I seem to be hitting on a common theme in my last few posts — they’ve been about how tough workouts can be and the hard parts of our training. Today I’m going to take us in a related direction: keeping your workouts from becoming just plain “work”.
I was talking with someone last week who asked me whether I “enjoyed” all of the training that I do. I thought about this and started to answer along the following lines: “well, I do but. . .” and I had to stop myself. Where did that “but” come from. Do you enjoy what you do or don’t you?

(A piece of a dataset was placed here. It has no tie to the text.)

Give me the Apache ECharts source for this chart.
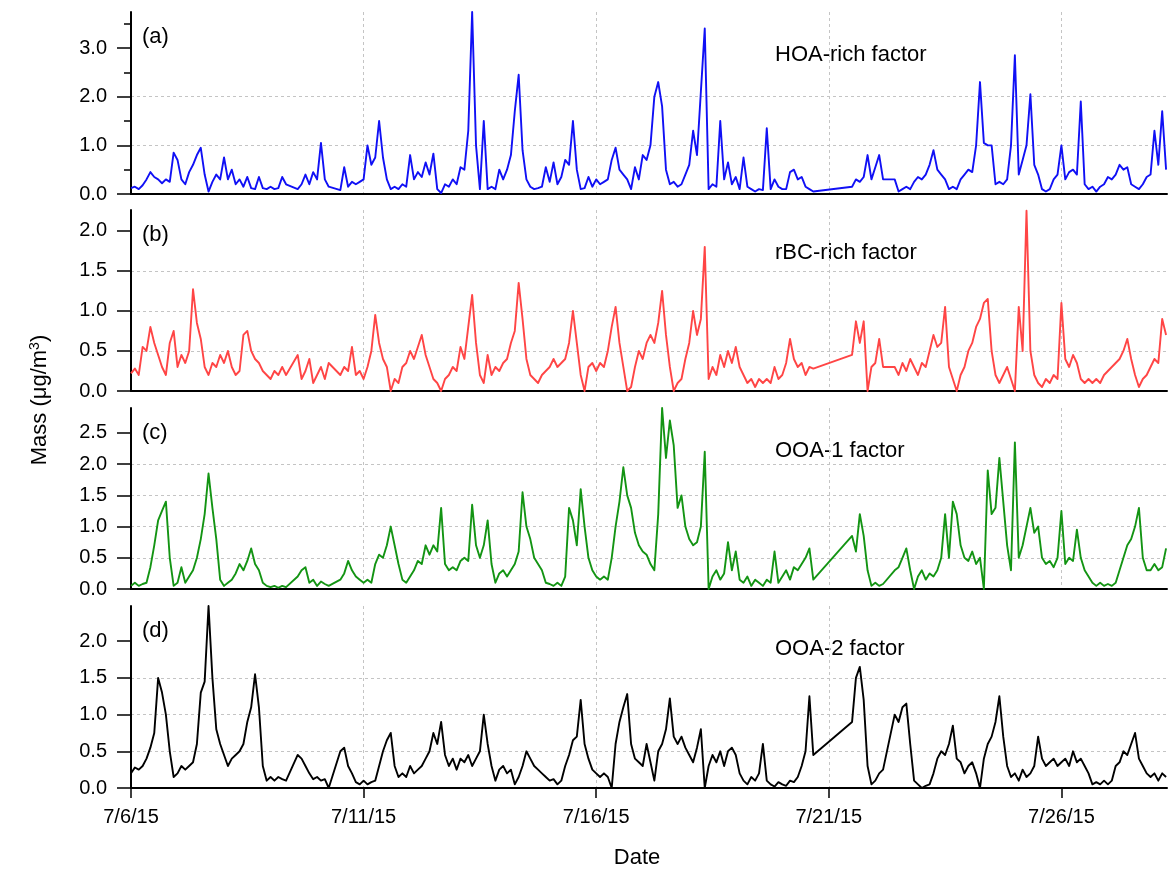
<!DOCTYPE html>
<html><head><meta charset="utf-8">
<script src="https://cdn.jsdelivr.net/npm/echarts@6/dist/echarts.min.js"></script>
<style>html,body{margin:0;padding:0;background:#fff}#c{width:1170px;height:874px}</style>
</head><body><div id="c"></div>
<script>
// time step between samples (hours), counted from 7/6/15 00:00
const stepHours = 2;
const xTickDays = [0, 5, 10, 15, 20];
const xTickLabels = ['7/6/15', '7/11/15', '7/16/15', '7/21/15', '7/26/15'];
const xMaxDays = 22.27;

const hoa = [
0.12,0.15,0.1,0.18,0.3,0.45,0.35,0.3,0.22,0.3,0.25,0.85,
0.7,0.3,0.2,0.45,0.6,0.8,0.95,0.4,0.05,0.25,0.4,0.3,
0.75,0.3,0.5,0.2,0.3,0.15,0.35,0.12,0.1,0.35,0.12,0.1,
0.15,0.1,0.12,0.35,0.2,null,null,0.1,0.2,0.4,0.2,0.45,
0.3,1.05,0.3,0.15,null,null,0.08,0.55,0.15,0.25,0.2,0.25,
0.3,1.0,0.6,0.75,1.5,0.75,0.3,0.1,0.15,0.1,0.2,0.15,
0.8,0.3,0.45,0.35,0.65,0.4,0.83,0.1,0.02,0.2,0.15,0.3,
0.2,0.55,0.5,1.3,3.74,1.0,0.1,1.5,0.1,0.15,0.1,0.5,
0.3,0.5,0.8,1.7,2.45,0.9,0.3,0.15,0.1,0.12,0.15,0.55,
0.25,0.65,0.2,0.35,0.7,0.6,1.5,0.5,0.1,0.12,0.35,0.15,
0.3,0.2,0.25,0.3,0.7,0.95,0.5,0.4,0.3,0.1,0.55,0.3,
0.8,0.7,1.0,2.0,2.3,1.8,0.5,0.2,0.25,0.15,0.2,0.4,
0.6,1.3,0.8,2.1,3.4,0.1,0.2,0.15,1.5,0.3,0.65,0.2,
0.35,0.1,0.75,0.15,0.1,0.05,0.1,0.08,1.35,0.1,0.3,0.15,
0.1,0.1,0.45,0.5,0.3,0.35,0.15,0.1,0.05,null,null,null,
null,null,null,null,null,null,0.15,0.3,0.25,0.35,0.8,0.3,
0.55,0.8,0.3,null,null,0.3,0.05,0.1,0.15,0.1,0.25,0.35,
0.3,0.4,0.6,0.9,0.5,0.4,0.3,0.1,0.15,0.1,0.3,0.4,
0.5,0.45,1.0,2.3,1.05,1.0,1.0,0.2,0.25,0.2,0.3,1.0,
2.85,0.4,0.7,1.0,2.05,0.6,0.4,0.1,0.05,0.1,0.3,0.4,
1.0,0.3,0.45,0.5,0.4,1.9,0.2,0.1,0.15,0.05,0.15,0.2,
0.35,0.3,0.4,0.6,0.5,0.55,0.2,0.15,0.1,0.2,0.35,0.4,
1.3,0.6,1.7,0.5];

const rbc = [
0.22,0.28,0.2,0.55,0.5,0.8,0.6,0.45,0.3,0.2,0.6,0.75,
0.3,0.45,0.35,0.5,1.27,0.85,0.65,0.3,0.2,0.35,0.3,0.45,
0.35,0.5,0.3,0.2,0.25,0.7,0.75,0.5,0.4,0.35,0.25,0.2,
0.15,0.25,0.2,0.3,0.2,null,null,0.45,0.15,0.25,0.4,0.1,
0.2,0.3,0.15,0.35,null,null,0.2,0.3,0.25,0.55,0.2,0.25,
0.15,0.3,0.5,0.95,0.6,0.4,0.3,0.0,0.15,0.1,0.3,0.35,
0.5,0.4,0.55,0.7,0.45,0.3,0.15,0.1,0.0,0.15,0.2,0.3,
0.25,0.55,0.4,0.8,1.2,0.6,0.2,0.1,0.45,0.2,0.3,0.25,
0.35,0.4,0.6,0.75,1.35,0.9,0.4,0.2,0.15,0.1,0.2,0.25,
0.3,0.4,0.3,0.35,0.4,0.6,1.0,0.6,0.2,0.0,0.3,0.35,
0.25,0.35,0.3,0.5,0.8,1.05,0.6,0.3,0.0,0.05,0.3,0.5,
0.4,0.6,0.7,0.6,0.85,1.25,0.7,0.3,0.0,0.1,0.15,0.4,
0.6,1.0,0.7,0.9,1.8,0.15,0.3,0.2,0.45,0.3,0.5,0.35,
0.55,0.3,0.2,0.1,0.15,0.05,0.15,0.1,0.15,0.1,0.3,0.15,
0.2,0.35,0.65,0.4,0.3,0.35,0.2,0.3,0.28,null,null,null,
null,null,null,null,null,null,0.45,0.87,0.6,0.87,0.0,0.3,
0.35,0.65,0.3,null,null,0.3,0.2,0.35,0.25,0.4,0.3,0.2,
0.35,0.3,0.5,0.7,0.55,0.6,1.05,0.3,0.15,0.0,0.2,0.3,
0.5,0.6,0.8,0.9,1.1,1.15,0.5,0.2,0.1,0.2,0.3,0.15,
0.0,1.05,0.5,2.25,0.5,0.2,0.1,0.05,0.15,0.1,0.2,0.15,
1.1,0.4,0.3,0.45,0.35,0.15,0.1,0.15,0.1,0.15,0.1,0.2,
0.25,0.3,0.35,0.4,0.5,0.65,0.4,0.2,0.05,0.15,0.2,0.3,
0.4,0.35,0.9,0.7];

const ooa1 = [
0.05,0.1,0.05,0.08,0.1,0.35,0.7,1.1,1.25,1.4,0.5,0.05,
0.1,0.35,0.1,0.2,0.3,0.5,0.8,1.2,1.85,1.3,0.8,0.15,
0.05,0.1,0.15,0.25,0.4,0.3,0.45,0.65,0.4,0.3,0.1,0.05,
0.03,0.05,0.02,0.05,0.03,null,null,0.2,0.3,0.35,0.1,0.15,
0.05,0.12,0.08,0.05,null,null,0.15,0.25,0.45,0.3,0.2,0.15,
0.1,0.15,0.1,0.4,0.55,0.5,0.7,1.0,0.7,0.4,0.15,0.1,
0.2,0.3,0.45,0.4,0.7,0.55,0.7,0.6,1.3,0.4,0.3,0.35,
0.3,0.45,0.5,0.45,1.35,0.7,0.5,0.7,1.1,0.4,0.1,0.25,
0.3,0.2,0.3,0.4,0.6,1.55,1.0,0.8,0.5,0.4,0.3,0.1,
0.08,0.05,0.1,0.05,0.2,1.3,1.1,0.7,1.6,1.0,0.5,0.3,
0.2,0.15,0.2,0.15,0.5,1.0,1.4,1.95,1.5,1.3,0.9,0.7,
0.6,0.55,0.4,0.3,1.2,2.9,2.1,2.7,2.3,1.3,1.5,1.0,
0.8,0.7,0.75,1.0,2.2,0.0,0.2,0.3,0.15,0.25,0.75,0.3,
0.6,0.15,0.1,0.2,0.05,0.15,0.1,0.05,0.15,0.1,0.6,0.1,
0.2,0.3,0.15,0.35,0.3,0.4,0.5,0.65,0.15,null,null,null,
null,null,null,null,null,null,0.85,0.6,1.2,0.85,0.3,0.05,
0.1,0.05,0.08,null,null,0.3,0.35,0.5,0.65,0.3,0.0,0.2,
0.3,0.15,0.25,0.2,0.3,0.5,1.2,0.5,1.4,1.2,0.7,0.5,
0.45,0.6,0.4,0.5,0.0,1.9,1.2,1.3,2.1,1.4,0.7,0.3,
2.35,0.5,0.7,1.0,1.3,0.9,1.0,0.5,0.4,0.45,0.35,0.5,
1.25,0.4,0.5,0.45,0.95,0.5,0.3,0.2,0.1,0.05,0.1,0.05,
0.08,0.05,0.1,0.3,0.5,0.7,0.8,1.0,1.3,0.5,0.3,0.3,
0.4,0.3,0.35,0.65];

const ooa2 = [
0.2,0.28,0.25,0.3,0.4,0.55,0.75,1.5,1.3,1.0,0.5,0.15,
0.2,0.3,0.25,0.3,0.35,0.6,1.3,1.45,2.48,1.5,0.8,0.6,
0.45,0.3,0.4,0.45,0.5,0.6,0.9,1.1,1.55,1.1,0.3,0.1,
0.15,0.1,0.15,0.12,0.1,null,null,0.45,0.4,0.3,0.2,0.12,
0.15,0.1,0.12,0.0,null,null,0.5,0.55,0.3,0.2,0.08,0.05,
0.1,0.05,0.08,0.1,0.3,0.5,0.65,0.75,0.3,0.15,0.2,0.15,
0.3,0.2,0.25,0.3,0.4,0.5,0.75,0.6,0.9,0.45,0.3,0.4,
0.25,0.4,0.35,0.45,0.3,0.4,0.5,1.0,0.6,0.3,0.1,0.25,
0.3,0.2,0.25,0.05,0.15,0.3,0.5,0.4,0.3,0.25,0.2,0.15,
0.1,0.12,0.05,0.1,0.3,0.45,0.65,0.7,1.2,0.6,0.4,0.25,
0.2,0.15,0.2,0.15,0.0,0.6,0.9,1.1,1.28,0.6,0.4,0.35,
0.3,0.6,0.35,0.1,0.5,0.6,0.8,1.22,0.7,0.6,0.7,0.55,
0.45,0.35,0.55,0.8,0.0,0.3,0.45,0.35,0.5,0.3,0.5,0.55,
0.45,0.2,0.1,0.05,0.15,0.1,0.2,0.6,0.1,0.05,0.02,0.08,
0.05,0.03,0.1,0.08,0.15,0.3,0.5,1.25,0.45,null,null,null,
null,null,null,null,null,null,0.9,1.5,1.65,1.2,0.3,0.05,
0.1,0.2,0.25,null,null,1.0,0.9,1.1,1.15,0.6,0.1,0.05,
0.0,0.03,0.05,0.2,0.4,0.5,0.45,0.6,0.85,0.4,0.35,0.2,
0.3,0.35,0.2,0.0,0.4,0.6,0.7,0.9,1.25,0.7,0.3,0.15,
0.2,0.1,0.25,0.15,0.2,0.3,0.7,0.4,0.3,0.35,0.4,0.3,
0.35,0.4,0.3,0.5,0.35,0.4,0.3,0.2,0.05,0.08,0.05,0.1,
0.05,0.1,0.3,0.35,0.5,0.45,0.6,0.75,0.4,0.3,0.2,0.15,
0.2,0.1,0.2,0.15];

const panelLetters = ['(a)', '(b)', '(c)', '(d)'];
const panelNames = ['HOA-rich factor', 'rBC-rich factor', 'OOA-1 factor', 'OOA-2 factor'];
const panelColors = ['#1010f5', '#ff4545', '#139413', '#000000'];
const yMaxes = [3.74, 2.26, 2.9, 2.48];
const yTicksA = [0, 1, 2, 3];
const yTicksB = [0, 0.5, 1, 1.5, 2];
const yTicksC = [0, 0.5, 1, 1.5, 2, 2.5];
const yTicksD = [0, 0.5, 1, 1.5, 2];
const yMinorA = [0.5, 1.5, 2.5, 3.5];
const yIntervals = [1, 0.5, 0.5, 0.5];

const seriesValues = [hoa, rbc, ooa1, ooa2];
const yTicks = [yTicksA, yTicksB, yTicksC, yTicksD];

const gridTops = [12, 210, 408, 606];
const gridHeights = [182, 181, 181, 182];
const FONT = 'Liberation Sans, Arial, sans-serif';
const gridLineStyle = { color: '#c4c4c4', width: 1, type: [3, 3] };

const grid = gridTops.map((t, k) => ({ left: 131, right: 3, top: t, height: gridHeights[k] }));

const xAxis = gridTops.map((t, k) => ({
  type: 'value', gridIndex: k, min: 0, max: xMaxDays, interval: 5,
  axisLine: { show: true, onZero: false, lineStyle: { color: '#000', width: 2 } },
  axisTick: k === 3 ? { show: true, customValues: xTickDays, length: 10, lineStyle: { color: '#000', width: 1.5 } } : { show: false },
  axisLabel: k === 3 ? {
    show: true, customValues: xTickDays, margin: 19, color: '#000', fontSize: 20, fontFamily: FONT,
    formatter: v => xTickLabels[xTickDays.indexOf(v)] || ''
  } : { show: false },
  splitLine: { show: true, showMinLine: false, showMaxLine: false, lineStyle: gridLineStyle }
}));

const yAxis = [];
yTicks.forEach((ticks, k) => {
  yAxis.push({
    type: 'value', gridIndex: k, min: 0, max: yMaxes[k], interval: yIntervals[k],
    axisLine: { show: true, lineStyle: { color: '#000', width: 2 } },
    axisTick: { show: true, customValues: ticks, length: 14, lineStyle: { color: '#000', width: 1.5 } },
    axisLabel: { show: true, customValues: ticks, margin: 24, color: '#000', fontSize: 20, fontFamily: FONT,
      formatter: v => v.toFixed(1) },
    splitLine: { show: true, showMinLine: false, showMaxLine: false, lineStyle: gridLineStyle }
  });
});
// minor ticks for panel (a)
yAxis.push({
  type: 'value', gridIndex: 0, min: 0, max: yMaxes[0], position: 'left',
  axisLine: { show: false },
  axisTick: { show: true, customValues: yMinorA, length: 7, lineStyle: { color: '#000', width: 1.5 } },
  axisLabel: { show: false }, splitLine: { show: false }
});

const series = seriesValues.map((vals, k) => ({
  type: 'line', xAxisIndex: k, yAxisIndex: k, showSymbol: false, symbol: 'none',
  connectNulls: true, animation: false,
  lineStyle: { color: panelColors[k], width: 1.9, join: 'round' },
  data: vals.map((v, i) => [i * stepHours / 24, v])
}));

const graphic = [];
gridTops.forEach((t, k) => {
  graphic.push({ type: 'text', x: 142, y: t + 25, style: { text: panelLetters[k], fill: '#000', font: '22px ' + FONT, verticalAlign: 'middle' } });
  graphic.push({ type: 'text', x: 775, y: t + 43, style: { text: panelNames[k], fill: '#000', font: '22px ' + FONT, verticalAlign: 'middle' } });
});
graphic.push({ type: 'text', x: 637, y: 858, style: { text: 'Date', fill: '#000', font: '22px ' + FONT, align: 'center', verticalAlign: 'middle' } });
graphic.push({ type: 'text', x: 40, y: 400, rotation: Math.PI / 2,
  style: { text: '{a|Mass (μg/m}{s|3}{a|)}', align: 'center', verticalAlign: 'middle',
    rich: { a: { fontSize: 22, fontFamily: FONT, fill: '#000', color: '#000' },
            s: { fontSize: 14, fontFamily: FONT, fill: '#000', color: '#000', padding: [0, 0, 10, 0] } } } });

const chart = echarts.init(document.getElementById('c'), null, { renderer: 'canvas' });
chart.setOption({ animation: false, backgroundColor: '#fff', grid, xAxis, yAxis, series, graphic });
</script>
</body></html>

The truth of the matter is that we can get lost in the massive pile of training workouts and lose sight of the things that we are working toward — the races that we get to do, the thrill of finishing a race, the friends that we make, the adventures that we have. But all of those good parts can be consumed by the work that it takes to get there.
In my head I had constructed the following reasoning: the workouts are all critical pieces in putting together a puzzle that is a finished race. Once I’ve committed to a particular race, I have to complete the workouts to get that puzzle put together. One the one hand this means that I’ve got a plan and I’m working towards it. On the other, it may mean that I’ve stopped considering the workouts themselves fun and enjoyable — they’ve just become one more thing to do in my life, something I’m working on. Work.

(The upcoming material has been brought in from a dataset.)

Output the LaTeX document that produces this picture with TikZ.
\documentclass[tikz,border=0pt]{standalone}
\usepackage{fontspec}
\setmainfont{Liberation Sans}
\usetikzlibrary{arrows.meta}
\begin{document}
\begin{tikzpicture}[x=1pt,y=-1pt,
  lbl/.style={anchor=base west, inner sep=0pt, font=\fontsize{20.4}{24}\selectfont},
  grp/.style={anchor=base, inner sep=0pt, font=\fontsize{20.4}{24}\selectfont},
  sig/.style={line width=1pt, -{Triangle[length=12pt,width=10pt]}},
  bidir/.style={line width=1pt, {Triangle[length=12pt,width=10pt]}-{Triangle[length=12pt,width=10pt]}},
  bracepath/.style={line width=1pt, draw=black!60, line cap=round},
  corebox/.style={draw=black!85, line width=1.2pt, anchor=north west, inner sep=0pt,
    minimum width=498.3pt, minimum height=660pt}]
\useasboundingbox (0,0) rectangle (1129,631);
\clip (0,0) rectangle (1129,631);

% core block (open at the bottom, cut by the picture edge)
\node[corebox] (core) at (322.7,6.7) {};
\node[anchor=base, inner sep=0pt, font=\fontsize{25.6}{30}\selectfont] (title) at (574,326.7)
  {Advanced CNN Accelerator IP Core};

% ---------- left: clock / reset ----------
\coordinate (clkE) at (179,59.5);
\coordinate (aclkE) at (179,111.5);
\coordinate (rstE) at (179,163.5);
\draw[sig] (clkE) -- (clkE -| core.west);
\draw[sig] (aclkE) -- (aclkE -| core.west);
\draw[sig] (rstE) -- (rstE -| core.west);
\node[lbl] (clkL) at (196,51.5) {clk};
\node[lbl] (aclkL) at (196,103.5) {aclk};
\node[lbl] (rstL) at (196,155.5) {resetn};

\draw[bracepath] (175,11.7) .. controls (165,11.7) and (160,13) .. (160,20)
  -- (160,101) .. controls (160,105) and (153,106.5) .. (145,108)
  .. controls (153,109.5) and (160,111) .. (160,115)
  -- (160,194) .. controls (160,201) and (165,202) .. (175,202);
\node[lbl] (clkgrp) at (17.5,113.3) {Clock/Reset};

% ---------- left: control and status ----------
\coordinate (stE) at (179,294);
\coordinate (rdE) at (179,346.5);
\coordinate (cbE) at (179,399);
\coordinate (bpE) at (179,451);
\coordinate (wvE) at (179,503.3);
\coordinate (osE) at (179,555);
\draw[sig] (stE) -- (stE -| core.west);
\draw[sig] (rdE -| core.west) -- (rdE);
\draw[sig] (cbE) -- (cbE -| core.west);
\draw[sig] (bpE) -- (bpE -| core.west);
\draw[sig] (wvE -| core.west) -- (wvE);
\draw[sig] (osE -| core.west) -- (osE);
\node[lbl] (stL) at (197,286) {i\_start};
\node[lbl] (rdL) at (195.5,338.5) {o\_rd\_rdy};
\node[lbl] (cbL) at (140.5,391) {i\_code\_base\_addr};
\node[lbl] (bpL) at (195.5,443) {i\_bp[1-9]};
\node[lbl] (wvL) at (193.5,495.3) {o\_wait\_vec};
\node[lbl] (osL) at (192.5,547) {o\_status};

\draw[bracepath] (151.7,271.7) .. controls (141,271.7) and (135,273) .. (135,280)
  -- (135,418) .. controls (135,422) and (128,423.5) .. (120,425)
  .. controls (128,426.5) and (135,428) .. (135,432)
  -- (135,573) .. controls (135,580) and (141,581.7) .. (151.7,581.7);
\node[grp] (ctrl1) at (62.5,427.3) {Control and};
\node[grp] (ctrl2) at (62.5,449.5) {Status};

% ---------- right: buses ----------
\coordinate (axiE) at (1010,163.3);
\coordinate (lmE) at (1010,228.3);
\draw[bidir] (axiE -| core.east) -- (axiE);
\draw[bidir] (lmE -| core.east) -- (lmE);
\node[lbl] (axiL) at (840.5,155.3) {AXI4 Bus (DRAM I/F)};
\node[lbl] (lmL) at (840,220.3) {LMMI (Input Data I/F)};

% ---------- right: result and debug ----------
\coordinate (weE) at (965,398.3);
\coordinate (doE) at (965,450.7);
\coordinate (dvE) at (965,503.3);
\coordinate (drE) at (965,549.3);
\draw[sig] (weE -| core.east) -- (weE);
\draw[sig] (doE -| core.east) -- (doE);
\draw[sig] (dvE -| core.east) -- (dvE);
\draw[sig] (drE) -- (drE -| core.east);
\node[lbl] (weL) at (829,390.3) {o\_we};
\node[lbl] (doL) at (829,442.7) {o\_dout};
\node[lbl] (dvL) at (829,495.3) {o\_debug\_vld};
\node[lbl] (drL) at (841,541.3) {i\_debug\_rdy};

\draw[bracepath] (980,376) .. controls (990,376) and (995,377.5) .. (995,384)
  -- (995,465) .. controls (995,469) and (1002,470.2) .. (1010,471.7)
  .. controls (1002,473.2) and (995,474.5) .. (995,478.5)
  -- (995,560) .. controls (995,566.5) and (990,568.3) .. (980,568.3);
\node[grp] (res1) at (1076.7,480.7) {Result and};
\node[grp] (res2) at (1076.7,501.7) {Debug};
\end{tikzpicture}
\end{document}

In fact, many people will think of their exercise and racing as something that relaxes them, helps them blow of steam or de-stresses them. How can this be true if workouts are just another source of work and stress?

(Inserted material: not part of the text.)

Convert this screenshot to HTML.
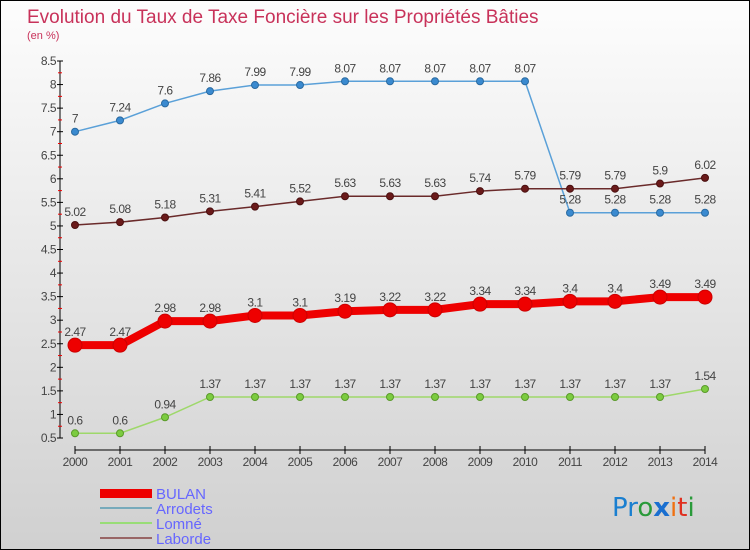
<!DOCTYPE html>
<html><head><meta charset="utf-8"><style>
body{margin:0}
#wrap{width:750px;height:550px;position:relative;overflow:hidden;font-family:"Liberation Sans",sans-serif}
</style></head><body>
<div id="wrap">
<svg id="svg" width="750" height="550">
<defs><linearGradient id="bg" x1="0" y1="0" x2="0" y2="1"><stop offset="0" stop-color="#fdfdfd"/><stop offset="1" stop-color="#d0d0d0"/></linearGradient></defs>
<rect x="0.5" y="0.5" width="749" height="549" fill="url(#bg)" stroke="#000"/>
<text x="27" y="23" font-size="19" fill="#c8325a">Evolution du Taux de Taxe Foncière sur les Propriétés Bâties</text>
<text x="27" y="39" font-size="11" fill="#c8325a">(en %)</text>
<g id="axes"></g><g id="series"></g>
<g>
<rect x="100" y="489" width="52" height="9" fill="#e00"/>
<text x="156" y="499" font-size="15" fill="#6666ff">BULAN</text>
<rect x="100" y="507" width="52" height="2" fill="#7ab"/>
<text x="156" y="514" font-size="15" fill="#6666ff">Arrodets</text>
<rect x="100" y="522" width="52" height="2" fill="#9d7"/>
<text x="156" y="529" font-size="15" fill="#6666ff">Lomné</text>
<rect x="100" y="537" width="52" height="2" fill="#966"/>
<text x="156" y="544" font-size="15" fill="#6666ff">Laborde</text>
</g>
<text x="612" y="516" font-size="26" font-family="DejaVu Sans"><tspan fill="#1a7fd0">Pr</tspan><tspan fill="#2a9a3a">o</tspan><tspan fill="#1a6fd0" font-weight="bold">x</tspan><tspan fill="#f07010">i</tspan><tspan fill="#e03020">t</tspan><tspan fill="#2a9a3a">i</tspan></text>
</svg></div>
<script>
const years=[2000,2001,2002,2003,2004,2005,2006,2007,2008,2009,2010,2011,2012,2013,2014];
const yTicks=[0.5,1,1.5,2,2.5,3,3.5,4,4.5,5,5.5,6,6.5,7,7.5,8,8.5];
const bulan=[2.47,2.47,2.98,2.98,3.1,3.1,3.19,3.22,3.22,3.34,3.34,3.4,3.4,3.49,3.49];
const arrodets=[7,7.24,7.6,7.86,7.99,7.99,8.07,8.07,8.07,8.07,8.07,5.28,5.28,5.28,5.28];
const lomne=[0.6,0.6,0.94,1.37,1.37,1.37,1.37,1.37,1.37,1.37,1.37,1.37,1.37,1.37,1.54];
const laborde=[5.02,5.08,5.18,5.31,5.41,5.52,5.63,5.63,5.63,5.74,5.79,5.79,5.79,5.9,6.02];
const NS='http://www.w3.org/2000/svg';
const xs=i=>75+i*45;
const ys=v=>438-(v-0.5)*(377/8);
function mk(t,a,p){const e=document.createElementNS(NS,t);for(const k in a)e.setAttribute(k,a[k]);p.appendChild(e);return e;}
const ax=document.getElementById('axes');
const ya=mk('line',{x1:60,y1:61,x2:60,y2:438,stroke:'#000'},ax);


yTicks.forEach(v=>{
 const y=ys(v);
 mk('line',{x1:57,y1:y,x2:63,y2:y,stroke:'#000'},ax);
 mk('line',{x1:58,y1:y+11.8,x2:62,y2:y+11.8,stroke:v==0.5?'none':'#e00'},ax);
 const t=mk('text',{x:56,y:y+4,'font-size':12,fill:'#444','text-anchor':'end','letter-spacing':'-0.5'},ax);
 t.textContent=v;
 
 
});
const xa=mk('line',{x1:75,y1:450,x2:705,y2:450,stroke:'#000'},ax);


years.forEach((yr,i)=>{
 mk('line',{x1:xs(i),y1:446,x2:xs(i),y2:454,stroke:'#000'},ax);
 const t=mk('text',{x:xs(i),y:466,'font-size':12,fill:'#444','text-anchor':'middle','letter-spacing':'-0.5'},ax);
 t.textContent=yr;
 
 
});
const sg=document.getElementById('series');
function draw(name,data,color,w,r,dot,dotStroke){
 const g=mk('g',{},sg);
 
 
 mk('polyline',{points:data.map((v,i)=>xs(i)+','+ys(v)).join(' '),fill:'none',stroke:color,'stroke-width':w},g);
 data.forEach((v,i)=>{
  const c=mk('circle',{cx:xs(i),cy:ys(v),r:r,fill:dot,stroke:dotStroke,'stroke-width':1},g);
  
  
  const t=mk('text',{x:xs(i),y:ys(v)-9,'font-size':12,fill:'#444','text-anchor':'middle','letter-spacing':'-0.5'},g);
  t.textContent=v;
  
  
 });
}
draw('arrodets',arrodets,'#5aa0d8',1.5,3.5,'#3a8ad0','#2a6aa0');
draw('laborde',laborde,'#6a2a2a',1.5,3.5,'#6a1a1a','#4a1010');
draw('lomne',lomne,'#9ed86a',1.5,3.5,'#7ccc40','#5a9a2a');
draw('bulan',bulan,'#ee0000',8,7,'#ee0000','#c00');
</script>
</body></html>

And this is where the mental work that we have to do comes in. We need to keep clarity around our goals and what it is that we are working toward. If we can move into the space that each workout is making us stronger and faster, more prepared for our ultimate goal, then we have a reason for doing each and every one of those workouts.
I’ve often told people that “every workout should have a purpose.” This is very true here. Each workout should be an identifiable part of that puzzle that we’re putting together. We should be able to look at each and every piece of the puzzle and they should be in focus — a clear part of the picture. If the purpose of the workout itself isn’t clear then that puzzle is out of focus, like a photograph, and we can lose the ability to see how it fits into the puzzle. Each workout should be advancing your training in an identifiable way — making you faster, stronger, more fit — rather than just more “miles” or “time” to add onto the pile.
When we have a clear idea of what the puzzle pieces are, then from there we can see the whole puzzle with clarity as it comes together. “These workouts are advancing my goal toward my race” and we start being able to understand the meaning behind them more clearly. It is when we lose sight of both the meaning behind the workouts and the goals themselves that the “work” creeps into workouts and they stop being fun, entertaining, or a pass-time. They become a job and with that comes all of the stress inherent in a job.
The last time I checked most of us were not professional athletes who are racing as our “jobs” — our source of income. In this case, that’s a positive thing. You are freed from the stress of “work” when it comes to your workouts. You do this ultimately for fun and as a hobby — no matter how serious a competitor you may be. Even the most serious competitors can still have fun beating their rivals.
Spend some time reflecting and meditating on this question: are your workouts “work” or are they still for fun? If they are feeling like work, back yourself up and look at the bigger picture and try to return yourself to the space where they should really be: contributing to the fun part of your life rather than the stressful part.